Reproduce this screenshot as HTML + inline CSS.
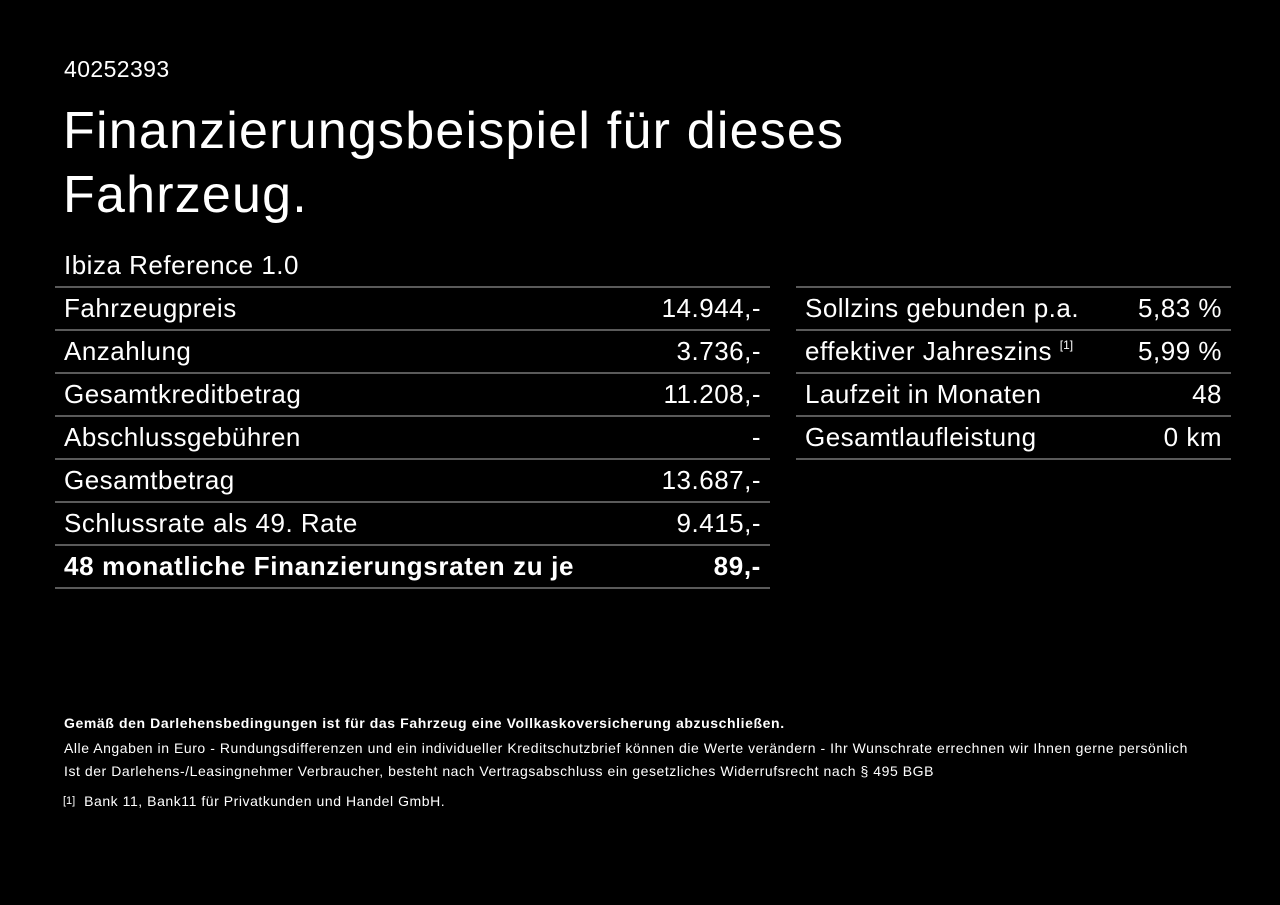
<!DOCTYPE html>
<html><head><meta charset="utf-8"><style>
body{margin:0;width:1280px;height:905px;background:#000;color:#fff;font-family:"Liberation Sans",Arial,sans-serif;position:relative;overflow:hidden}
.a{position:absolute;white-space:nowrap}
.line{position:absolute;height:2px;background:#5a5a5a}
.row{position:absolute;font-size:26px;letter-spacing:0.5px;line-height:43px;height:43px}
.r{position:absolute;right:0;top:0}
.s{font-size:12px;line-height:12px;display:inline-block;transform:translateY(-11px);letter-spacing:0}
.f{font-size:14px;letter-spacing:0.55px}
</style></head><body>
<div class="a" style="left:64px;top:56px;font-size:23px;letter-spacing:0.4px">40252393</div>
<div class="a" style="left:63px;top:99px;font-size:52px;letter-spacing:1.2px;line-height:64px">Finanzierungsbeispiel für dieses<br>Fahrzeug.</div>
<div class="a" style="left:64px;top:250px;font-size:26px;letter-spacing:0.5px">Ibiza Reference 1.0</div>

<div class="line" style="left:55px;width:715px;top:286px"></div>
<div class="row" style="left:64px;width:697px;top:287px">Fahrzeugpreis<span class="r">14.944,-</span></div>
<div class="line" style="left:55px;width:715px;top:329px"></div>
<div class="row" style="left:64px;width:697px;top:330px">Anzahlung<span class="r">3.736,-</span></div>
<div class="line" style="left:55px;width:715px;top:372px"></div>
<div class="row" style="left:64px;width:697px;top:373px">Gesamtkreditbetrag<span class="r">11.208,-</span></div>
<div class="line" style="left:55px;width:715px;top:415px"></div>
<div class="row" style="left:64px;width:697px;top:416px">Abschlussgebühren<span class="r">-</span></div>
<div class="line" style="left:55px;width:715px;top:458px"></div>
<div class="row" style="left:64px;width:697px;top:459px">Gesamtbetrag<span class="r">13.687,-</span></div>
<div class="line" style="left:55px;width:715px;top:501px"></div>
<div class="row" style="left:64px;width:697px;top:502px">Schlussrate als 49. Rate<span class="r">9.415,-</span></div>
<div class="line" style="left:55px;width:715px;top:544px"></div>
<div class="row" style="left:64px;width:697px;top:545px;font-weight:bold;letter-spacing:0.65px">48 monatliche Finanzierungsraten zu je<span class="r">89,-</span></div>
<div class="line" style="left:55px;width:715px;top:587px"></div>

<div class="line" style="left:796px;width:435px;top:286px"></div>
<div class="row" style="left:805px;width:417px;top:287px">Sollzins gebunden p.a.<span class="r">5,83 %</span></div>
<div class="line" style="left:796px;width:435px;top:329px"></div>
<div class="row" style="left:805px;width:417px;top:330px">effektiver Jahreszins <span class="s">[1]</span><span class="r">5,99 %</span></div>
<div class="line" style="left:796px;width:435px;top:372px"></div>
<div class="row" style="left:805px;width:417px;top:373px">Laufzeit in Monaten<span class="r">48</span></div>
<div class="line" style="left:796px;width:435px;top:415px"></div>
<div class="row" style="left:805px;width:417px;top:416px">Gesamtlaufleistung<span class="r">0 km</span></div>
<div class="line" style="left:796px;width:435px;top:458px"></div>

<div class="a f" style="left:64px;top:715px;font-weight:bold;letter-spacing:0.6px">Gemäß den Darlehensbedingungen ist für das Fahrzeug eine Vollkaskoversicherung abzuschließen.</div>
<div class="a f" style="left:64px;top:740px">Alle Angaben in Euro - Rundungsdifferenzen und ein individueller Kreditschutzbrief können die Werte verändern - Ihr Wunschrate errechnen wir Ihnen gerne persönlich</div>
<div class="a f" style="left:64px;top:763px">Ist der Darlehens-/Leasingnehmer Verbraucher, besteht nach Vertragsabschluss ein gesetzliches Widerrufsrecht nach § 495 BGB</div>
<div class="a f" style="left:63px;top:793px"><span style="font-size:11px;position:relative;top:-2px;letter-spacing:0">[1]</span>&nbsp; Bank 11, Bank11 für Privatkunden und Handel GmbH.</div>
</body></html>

--- Task statement ---
Give back every line exactly as it stands, pictures excluded.

--- Exercise response ---
Reproduce this screenshot as HTML + inline CSS.
<!DOCTYPE html>
<html><head><meta charset="utf-8"><style>
body{margin:0;width:1280px;height:905px;background:#000;color:#fff;font-family:"Liberation Sans",Arial,sans-serif;position:relative;overflow:hidden}
.a{position:absolute;white-space:nowrap}
.line{position:absolute;height:2px;background:#5a5a5a}
.row{position:absolute;font-size:26px;letter-spacing:0.5px;line-height:43px;height:43px}
.r{position:absolute;right:0;top:0}
.s{font-size:12px;line-height:12px;display:inline-block;transform:translateY(-11px);letter-spacing:0}
.f{font-size:14px;letter-spacing:0.55px}
</style></head><body>
<div class="a" style="left:64px;top:56px;font-size:23px;letter-spacing:0.4px">40252393</div>
<div class="a" style="left:63px;top:99px;font-size:52px;letter-spacing:1.2px;line-height:64px">Finanzierungsbeispiel für dieses<br>Fahrzeug.</div>
<div class="a" style="left:64px;top:250px;font-size:26px;letter-spacing:0.5px">Ibiza Reference 1.0</div>

<div class="line" style="left:55px;width:715px;top:286px"></div>
<div class="row" style="left:64px;width:697px;top:287px">Fahrzeugpreis<span class="r">14.944,-</span></div>
<div class="line" style="left:55px;width:715px;top:329px"></div>
<div class="row" style="left:64px;width:697px;top:330px">Anzahlung<span class="r">3.736,-</span></div>
<div class="line" style="left:55px;width:715px;top:372px"></div>
<div class="row" style="left:64px;width:697px;top:373px">Gesamtkreditbetrag<span class="r">11.208,-</span></div>
<div class="line" style="left:55px;width:715px;top:415px"></div>
<div class="row" style="left:64px;width:697px;top:416px">Abschlussgebühren<span class="r">-</span></div>
<div class="line" style="left:55px;width:715px;top:458px"></div>
<div class="row" style="left:64px;width:697px;top:459px">Gesamtbetrag<span class="r">13.687,-</span></div>
<div class="line" style="left:55px;width:715px;top:501px"></div>
<div class="row" style="left:64px;width:697px;top:502px">Schlussrate als 49. Rate<span class="r">9.415,-</span></div>
<div class="line" style="left:55px;width:715px;top:544px"></div>
<div class="row" style="left:64px;width:697px;top:545px;font-weight:bold;letter-spacing:0.65px">48 monatliche Finanzierungsraten zu je<span class="r">89,-</span></div>
<div class="line" style="left:55px;width:715px;top:587px"></div>

<div class="line" style="left:796px;width:435px;top:286px"></div>
<div class="row" style="left:805px;width:417px;top:287px">Sollzins gebunden p.a.<span class="r">5,83 %</span></div>
<div class="line" style="left:796px;width:435px;top:329px"></div>
<div class="row" style="left:805px;width:417px;top:330px">effektiver Jahreszins <span class="s">[1]</span><span class="r">5,99 %</span></div>
<div class="line" style="left:796px;width:435px;top:372px"></div>
<div class="row" style="left:805px;width:417px;top:373px">Laufzeit in Monaten<span class="r">48</span></div>
<div class="line" style="left:796px;width:435px;top:415px"></div>
<div class="row" style="left:805px;width:417px;top:416px">Gesamtlaufleistung<span class="r">0 km</span></div>
<div class="line" style="left:796px;width:435px;top:458px"></div>

<div class="a f" style="left:64px;top:715px;font-weight:bold;letter-spacing:0.6px">Gemäß den Darlehensbedingungen ist für das Fahrzeug eine Vollkaskoversicherung abzuschließen.</div>
<div class="a f" style="left:64px;top:740px">Alle Angaben in Euro - Rundungsdifferenzen und ein individueller Kreditschutzbrief können die Werte verändern - Ihr Wunschrate errechnen wir Ihnen gerne persönlich</div>
<div class="a f" style="left:64px;top:763px">Ist der Darlehens-/Leasingnehmer Verbraucher, besteht nach Vertragsabschluss ein gesetzliches Widerrufsrecht nach § 495 BGB</div>
<div class="a f" style="left:63px;top:793px"><span style="font-size:11px;position:relative;top:-2px;letter-spacing:0">[1]</span>&nbsp; Bank 11, Bank11 für Privatkunden und Handel GmbH.</div>
</body></html>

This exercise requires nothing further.